2.5. Statistical Analyses

The proportion of adequately reported items was considered as the number of adequately reported items divided by the total number of applicable items. A proportional meta-analysis was performed using OpenMetaAnalyst software to estimate the overall weighted proportion of each outcome of interest. The data are presented as the overall proportion with a 95% confidence interval (CI) using the random-effects DerSimonian-Laird model. Assessment of the consistency of effects in studies is an essential part of a meta-analysis.

We assessed the heterogeneity using I² statistic. The heterogeneity test examines the null hypothesis that all studies are evaluating the same effect. I squared (I²) represents the percentage of total variation in studies due to heterogeneity instead of chance. I² can be calculated and compared across meta-analyses with diverse types of studies, sizes, and type of outcomes. Higgins et al. [24] elaborated an approach to quantify the effect of heterogeneity and gave a measure of the degree of inconsistency in the results of these studies.

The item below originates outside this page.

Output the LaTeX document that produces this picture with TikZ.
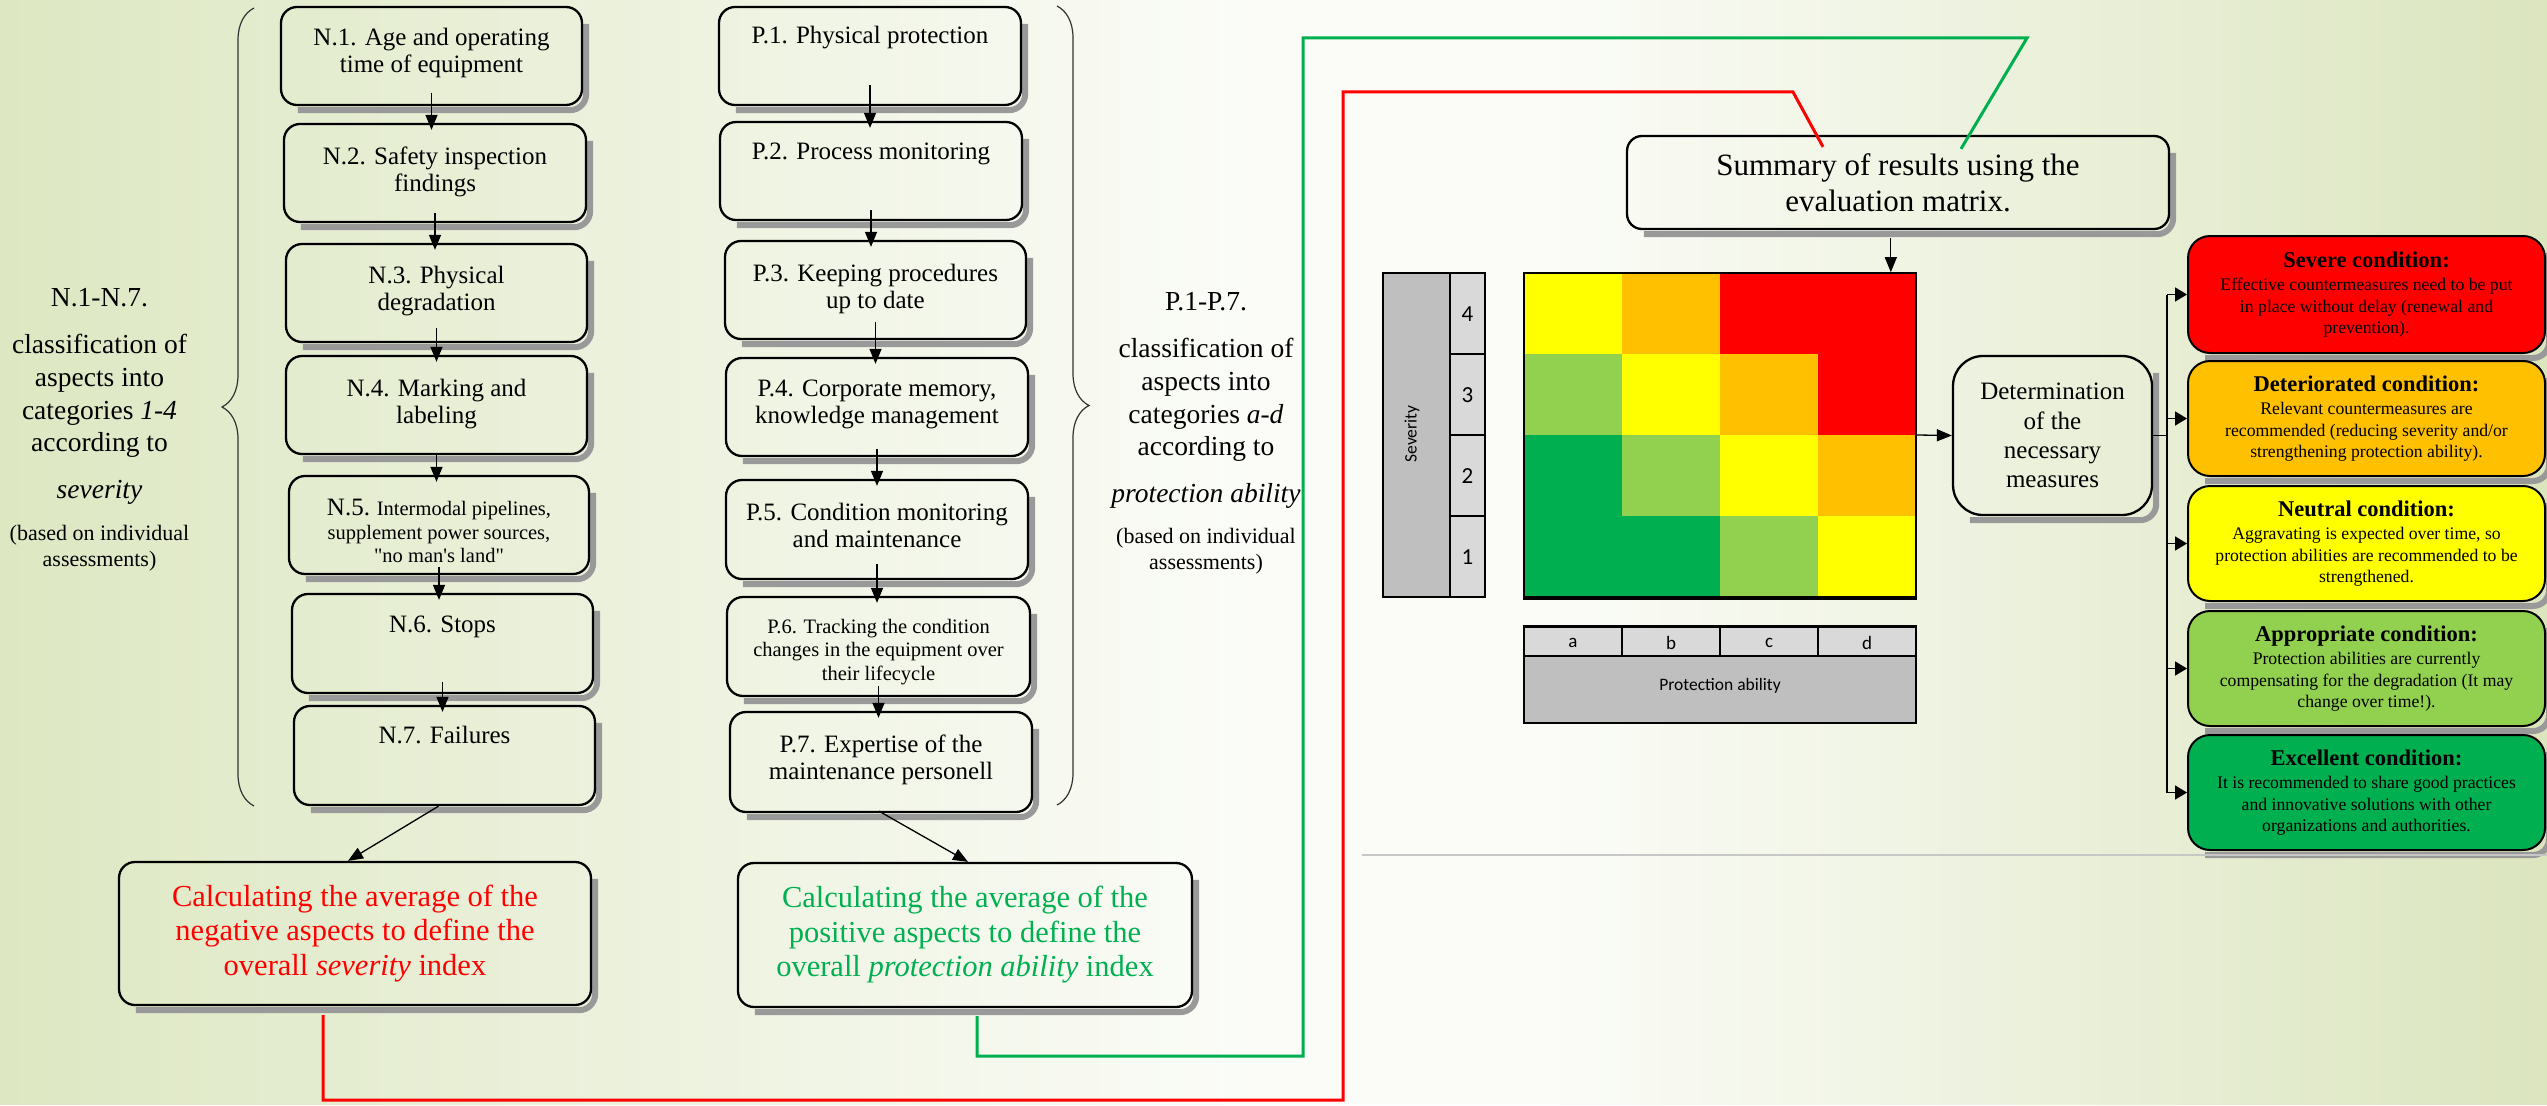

We calculated the agreement between raters using Fleiss’ kappa (k) statistics for multiple raters. The classification of agreement was as follows [25]: <0: no agreement; between 0 and 0.20: slight; between 0.21 and 0.40: fair; between 0.41 and 0.60: moderate; between 0.61 and 0.80: substantial; and finally, 0.81–1: almost perfect. This statistical analysis was done using various packages in R software.